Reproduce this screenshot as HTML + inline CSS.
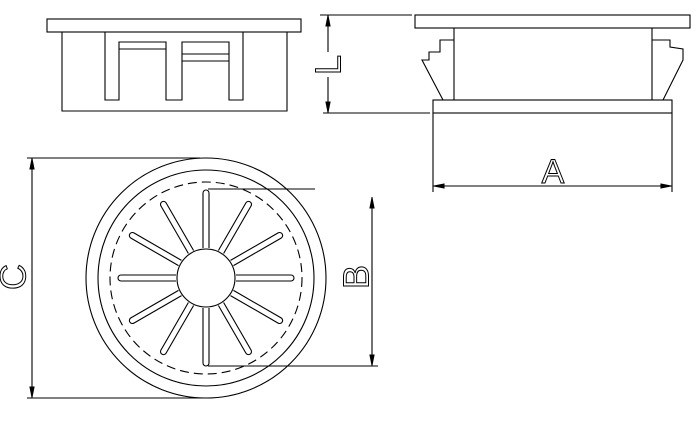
<!DOCTYPE html>
<html><head><meta charset="utf-8"><style>html,body{margin:0;padding:0;background:#fff}</style></head>
<body>
<svg width="700" height="420" viewBox="0 0 700 420" xmlns="http://www.w3.org/2000/svg" fill="none" stroke="#000" stroke-width="1.1">
<!-- top-left view -->
<rect x="47" y="19" width="254" height="13"/>
<path d="M62 32 V111 H287 V32"/>
<path d="M105 32 V100 H119 V42 H166 V100 H182 V42 H229 V100 H243 V32"/>
<path d="M119 49 H166 M182 54 H229 M182 61 H229"/>
<!-- right view -->
<rect x="415" y="15" width="275" height="13"/>
<path d="M454 28 V100 M652 28 V100"/>
<rect x="433" y="100" width="239" height="13"/>
<path d="M454 40 H440 V52 H429 V60 H422 L443 100"/>
<path d="M652 40 H670 V47 L683 49 V60 L663 100"/>
<!-- L dim -->
<path d="M320 15 H412 M323 113 H430 M328 15 V52 M328 77 V113"/>
<path d="M328 16 l-2 10 h4 z M328 112 l-2 -10 h4 z" fill="#000"/>
<text x="328" y="65" transform="rotate(-90 328 65)" font-family="Liberation Sans, sans-serif" font-size="36" fill="none" stroke="#000" stroke-width="1" text-anchor="middle" dominant-baseline="central">L</text>
<!-- A dim -->
<path d="M433 113 V192 M672 113 V192 M433 186 H672"/>
<path d="M434 186 l10 -2 v4 z M671 186 l-10 -2 v4 z" fill="#000"/>
<text x="553" y="183" font-family="Liberation Sans, sans-serif" font-size="34" fill="none" stroke="#000" stroke-width="1" text-anchor="middle">A</text>
<!-- circle view -->
<circle cx="206" cy="278" r="120"/>
<circle cx="206" cy="278" r="108"/>
<circle cx="206" cy="278" r="96" stroke-dasharray="9 5"/>
<circle cx="206" cy="278" r="29"/>
<g transform="translate(206,278)">
<path id="s" d="M-3 -30 V-85 A3 3 0 0 1 3 -85 V-30"/>
<use href="#s" transform="rotate(30)"/><use href="#s" transform="rotate(60)"/><use href="#s" transform="rotate(90)"/>
<use href="#s" transform="rotate(120)"/><use href="#s" transform="rotate(150)"/><use href="#s" transform="rotate(180)"/>
<use href="#s" transform="rotate(210)"/><use href="#s" transform="rotate(240)"/><use href="#s" transform="rotate(270)"/>
<use href="#s" transform="rotate(300)"/><use href="#s" transform="rotate(330)"/>
</g>
<!-- C dim -->
<path d="M27 158 H200 M27 398 H200 M32 158 V398"/>
<path d="M32 159 l-2 10 h4 z M32 397 l-2 -10 h4 z" fill="#000"/>
<text x="13" y="277" transform="rotate(-90 13 277)" font-family="Liberation Sans, sans-serif" font-size="36" fill="none" stroke="#000" stroke-width="1" text-anchor="middle" dominant-baseline="central">C</text>
<!-- B dim -->
<path d="M208 189 H315 M208 366 H378 M372 197 V366"/>
<path d="M372 198 l-2 10 h4 z M372 365 l-2 -10 h4 z" fill="#000"/>
<text x="356" y="277" transform="rotate(-90 356 277)" font-family="Liberation Sans, sans-serif" font-size="36" fill="none" stroke="#000" stroke-width="1" text-anchor="middle" dominant-baseline="central">B</text>
</svg>
</body></html>
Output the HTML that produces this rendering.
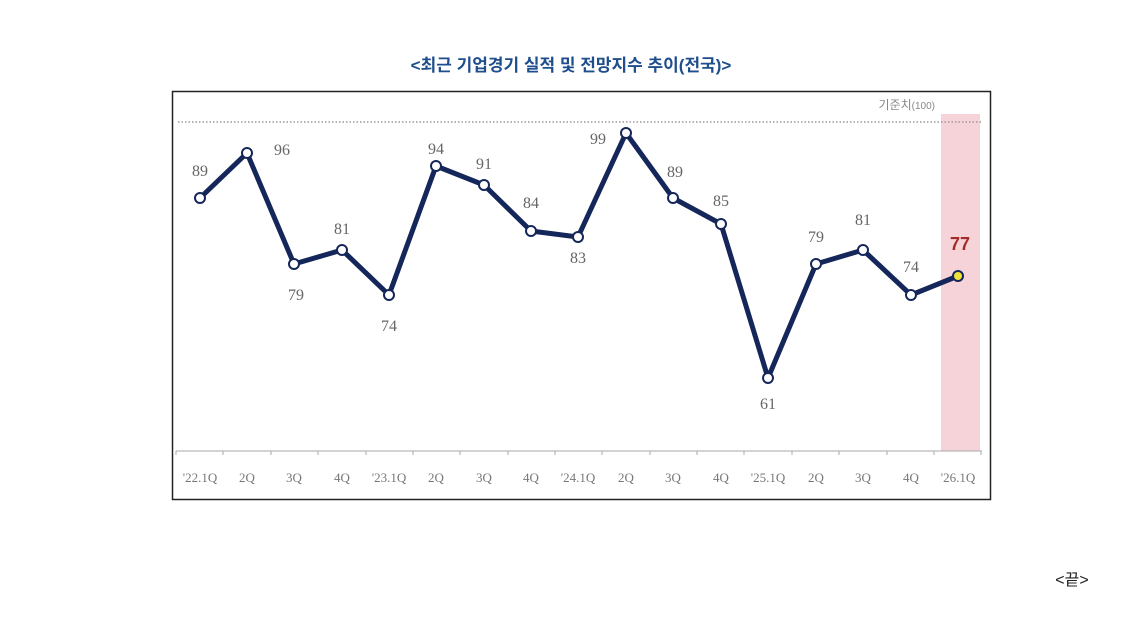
<!DOCTYPE html>
<html><head><meta charset="utf-8"><style>
body{margin:0;width:1142px;height:638px;background:#fff;overflow:hidden}
</style></head><body>
<svg width="1142" height="638" xmlns="http://www.w3.org/2000/svg" font-family="'Liberation Serif','Noto Serif CJK SC',serif">
<text x="571" y="71" text-anchor="middle" font-family="'Liberation Sans','Noto Sans CJK KR',sans-serif" font-size="17" font-weight="bold" fill="#1f4e8c">&lt;최근 기업경기 실적 및 전망지수 추이(전국)&gt;</text>
<rect x="172.5" y="91.5" width="818" height="408" fill="#fff" stroke="#222" stroke-width="1.5"/>
<rect x="941" y="114" width="39" height="337" fill="#f6d3d8"/>
<line x1="178" y1="122" x2="982" y2="122" stroke="#999" stroke-width="1.5" stroke-dasharray="1.5,2"/>
<text x="935" y="109" text-anchor="end" font-family="'Liberation Sans','Noto Sans CJK KR',sans-serif" font-size="12" fill="#888">기준치<tspan font-size="10">(100)</tspan></text>
<line x1="176" y1="451" x2="982" y2="451" stroke="#aaa" stroke-width="1"/>
<g stroke="#aaa" stroke-width="1">
<line x1="176" y1="451" x2="176" y2="455"/><line x1="223" y1="451" x2="223" y2="455"/><line x1="271" y1="451" x2="271" y2="455"/><line x1="318" y1="451" x2="318" y2="455"/><line x1="366" y1="451" x2="366" y2="455"/><line x1="413" y1="451" x2="413" y2="455"/><line x1="460" y1="451" x2="460" y2="455"/><line x1="508" y1="451" x2="508" y2="455"/><line x1="555" y1="451" x2="555" y2="455"/><line x1="602" y1="451" x2="602" y2="455"/><line x1="650" y1="451" x2="650" y2="455"/><line x1="697" y1="451" x2="697" y2="455"/><line x1="744" y1="451" x2="744" y2="455"/><line x1="792" y1="451" x2="792" y2="455"/><line x1="839" y1="451" x2="839" y2="455"/><line x1="887" y1="451" x2="887" y2="455"/><line x1="934" y1="451" x2="934" y2="455"/><line x1="981" y1="451" x2="981" y2="455"/>
</g>
<g font-size="13" fill="#777" text-anchor="middle">
<text x="200" y="482">'22.1Q</text><text x="247" y="482">2Q</text><text x="294" y="482">3Q</text><text x="342" y="482">4Q</text><text x="389" y="482">'23.1Q</text><text x="436" y="482">2Q</text><text x="484" y="482">3Q</text><text x="531" y="482">4Q</text><text x="578" y="482">'24.1Q</text><text x="626" y="482">2Q</text><text x="673" y="482">3Q</text><text x="721" y="482">4Q</text><text x="768" y="482">'25.1Q</text><text x="816" y="482">2Q</text><text x="863" y="482">3Q</text><text x="911" y="482">4Q</text><text x="958" y="482">'26.1Q</text>
</g>
<polyline fill="none" stroke="#15275a" stroke-width="5" stroke-linejoin="round" points="200,198 247,153 294,264 342,250 389,295 436,166 484,185 531,231 578,237 626,133 673,198 721,224 768,378 816,264 863,250 911,295 958,276"/>
<g fill="#fff" stroke="#15275a" stroke-width="2">
<circle cx="200" cy="198" r="5"/><circle cx="247" cy="153" r="5"/><circle cx="294" cy="264" r="5"/><circle cx="342" cy="250" r="5"/><circle cx="389" cy="295" r="5"/><circle cx="436" cy="166" r="5"/><circle cx="484" cy="185" r="5"/><circle cx="531" cy="231" r="5"/><circle cx="578" cy="237" r="5"/><circle cx="626" cy="133" r="5"/><circle cx="673" cy="198" r="5"/><circle cx="721" cy="224" r="5"/><circle cx="768" cy="378" r="5"/><circle cx="816" cy="264" r="5"/><circle cx="863" cy="250" r="5"/><circle cx="911" cy="295" r="5"/>
<circle cx="958" cy="276" r="5" fill="#f2e33a"/>
</g>
<g font-size="16" fill="#666" text-anchor="middle">
<text x="200" y="176">89</text><text x="282" y="155">96</text><text x="296" y="300">79</text><text x="342" y="234">81</text><text x="389" y="331">74</text><text x="436" y="154">94</text><text x="484" y="169">91</text><text x="531" y="208">84</text><text x="578" y="263">83</text><text x="598" y="144">99</text><text x="675" y="177">89</text><text x="721" y="206">85</text><text x="768" y="409">61</text><text x="816" y="242">79</text><text x="863" y="225">81</text><text x="911" y="272">74</text>
</g>
<text x="960" y="250" text-anchor="middle" font-family="'Liberation Sans',sans-serif" font-size="18" font-weight="bold" fill="#a52a2a">77</text>
<text x="1072" y="585" text-anchor="middle" font-family="'Liberation Sans','Noto Sans CJK KR',sans-serif" font-size="16" fill="#222">&lt;끝&gt;</text>
</svg>
</body></html>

→ **Requirements**:
Among the lines of the listing, how many hold the string "this"? Respond with only the number.

→ **Completed exercise**:
2